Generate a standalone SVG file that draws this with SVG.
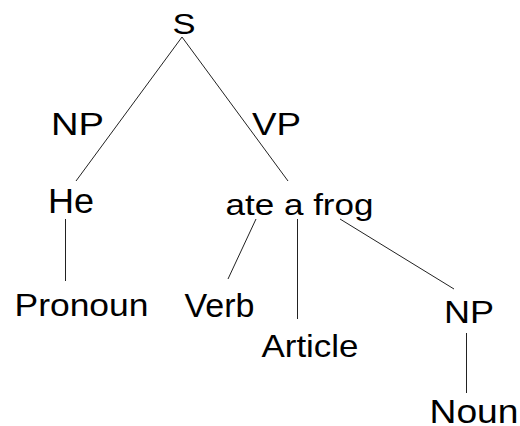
<svg xmlns="http://www.w3.org/2000/svg" width="520" height="426" viewBox="0 0 520 426">
<style>
text{font-family:"Liberation Sans",Arial,sans-serif;fill:#000;text-anchor:middle}
.c line{stroke:#222;stroke-width:1;fill:none}
</style>
<rect width="520" height="426" fill="#fff"/>
<g id="connectors" class="c">
<line x1="182" y1="37" x2="76" y2="181"/>
<line x1="182" y1="37" x2="288" y2="181"/>
<line x1="65.5" y1="219" x2="65.5" y2="281"/>
<line x1="256" y1="219" x2="228" y2="279"/>
<line x1="297.5" y1="219" x2="297.5" y2="319"/>
<line x1="340" y1="219" x2="454" y2="289"/>
<line x1="466.5" y1="333" x2="466.5" y2="393"/>
</g>
<g id="node-S"><text x="184" y="34" font-size="29" textLength="23" lengthAdjust="spacingAndGlyphs">S</text></g>
<g id="label-NP"><text x="77.5" y="135" font-size="31" textLength="53" lengthAdjust="spacingAndGlyphs">NP</text></g>
<g id="label-VP"><text x="276.5" y="135" font-size="31" textLength="49" lengthAdjust="spacingAndGlyphs">VP</text></g>
<g id="node-He"><text x="71" y="213" font-size="35" textLength="46" lengthAdjust="spacingAndGlyphs">He</text></g>
<g id="node-ate"><text x="299.5" y="215" font-size="30" textLength="148" lengthAdjust="spacingAndGlyphs">ate a frog</text></g>
<g id="node-Pronoun"><text x="81.5" y="316" font-size="32" textLength="134" lengthAdjust="spacingAndGlyphs">Pronoun</text></g>
<g id="node-Verb"><text x="219.5" y="317" font-size="33" textLength="70" lengthAdjust="spacingAndGlyphs">Verb</text></g>
<g id="node-Article"><text x="310" y="357" font-size="32" textLength="97" lengthAdjust="spacingAndGlyphs">Article</text></g>
<g id="node-NP2"><text x="469" y="323" font-size="32" textLength="50" lengthAdjust="spacingAndGlyphs">NP</text></g>
<g id="node-Noun"><text x="474" y="423" font-size="33" textLength="89" lengthAdjust="spacingAndGlyphs">Noun</text></g>
</svg>
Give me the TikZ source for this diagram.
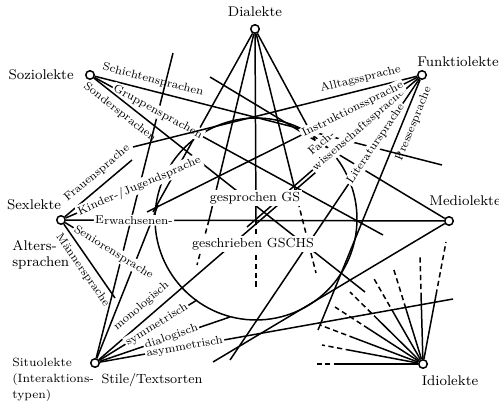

——————————

- _Short task_: Write the entries above out in full, exactly, with no images.

- _Response_:
Generate a standalone SVG file that draws this with SVG.
<svg xmlns="http://www.w3.org/2000/svg" width="520" height="426" viewBox="0 0 520 426">
<style>
text{font-family:"Liberation Sans",Arial,sans-serif;fill:#000;text-anchor:middle}
.c line{stroke:#222;stroke-width:1;fill:none}
</style>
<rect width="520" height="426" fill="#fff"/>
<g id="connectors" class="c">
<line x1="182" y1="37" x2="76" y2="181"/>
<line x1="182" y1="37" x2="288" y2="181"/>
<line x1="65.5" y1="219" x2="65.5" y2="281"/>
<line x1="256" y1="219" x2="228" y2="279"/>
<line x1="297.5" y1="219" x2="297.5" y2="319"/>
<line x1="340" y1="219" x2="454" y2="289"/>
<line x1="466.5" y1="333" x2="466.5" y2="393"/>
</g>
<g id="node-S"><text x="184" y="34" font-size="29" textLength="23" lengthAdjust="spacingAndGlyphs">S</text></g>
<g id="label-NP"><text x="77.5" y="135" font-size="31" textLength="53" lengthAdjust="spacingAndGlyphs">NP</text></g>
<g id="label-VP"><text x="276.5" y="135" font-size="31" textLength="49" lengthAdjust="spacingAndGlyphs">VP</text></g>
<g id="node-He"><text x="71" y="213" font-size="35" textLength="46" lengthAdjust="spacingAndGlyphs">He</text></g>
<g id="node-ate"><text x="299.5" y="215" font-size="30" textLength="148" lengthAdjust="spacingAndGlyphs">ate a frog</text></g>
<g id="node-Pronoun"><text x="81.5" y="316" font-size="32" textLength="134" lengthAdjust="spacingAndGlyphs">Pronoun</text></g>
<g id="node-Verb"><text x="219.5" y="317" font-size="33" textLength="70" lengthAdjust="spacingAndGlyphs">Verb</text></g>
<g id="node-Article"><text x="310" y="357" font-size="32" textLength="97" lengthAdjust="spacingAndGlyphs">Article</text></g>
<g id="node-NP2"><text x="469" y="323" font-size="32" textLength="50" lengthAdjust="spacingAndGlyphs">NP</text></g>
<g id="node-Noun"><text x="474" y="423" font-size="33" textLength="89" lengthAdjust="spacingAndGlyphs">Noun</text></g>
</svg>
Give me the TikZ source for this diagram.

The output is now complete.